I’m scared- more than anything. I’m not worried about making friends, I’m not worried about ‘fitting in,’ because I can do that- I’ve done it before. I’m more afraid of losing the friends I have, of forgetting, of changing. Because honestly, I’m perfectly content with my life right now, and I’m not ready to let that go.
“If I could open my arms And span the length of the isle of Manhattan, I’d bring it to where you are Making a lake of the East River and Hudson If I could open my mouth Wide enough for a marching band to march out They would make your name sing And bend through alleys and bounce off all the buildings.”
I hate the path my life tends to take- an inconsistant ebb and flow, leaving me often confused and in a haze, a false sense of security. Every time I become acclimated to a place, I am not allowed to stay. I am uprooted and transfered, to a new place, with new people, and new hardships. I have yet to experience the fullness and joy of that security, and I doubt that I ever will.

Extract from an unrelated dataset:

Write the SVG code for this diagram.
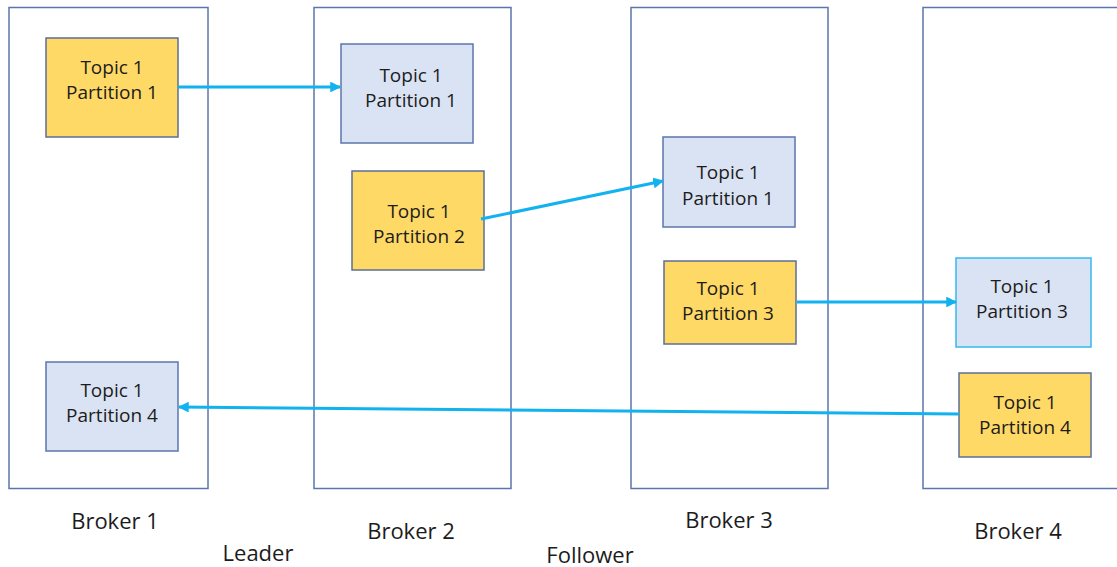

The worst is the people I lose- the strong bond I have formed with someone is often lost with each transfer. Try as we might, we drift, we change, and soon; we forget each others faces, and then each others names. That hurts me the most. Because I love them. Because I know everything about them, and at one point in time- their struggles were also my own.
I just don’t want what I once wanted, anymore. I just want consistency.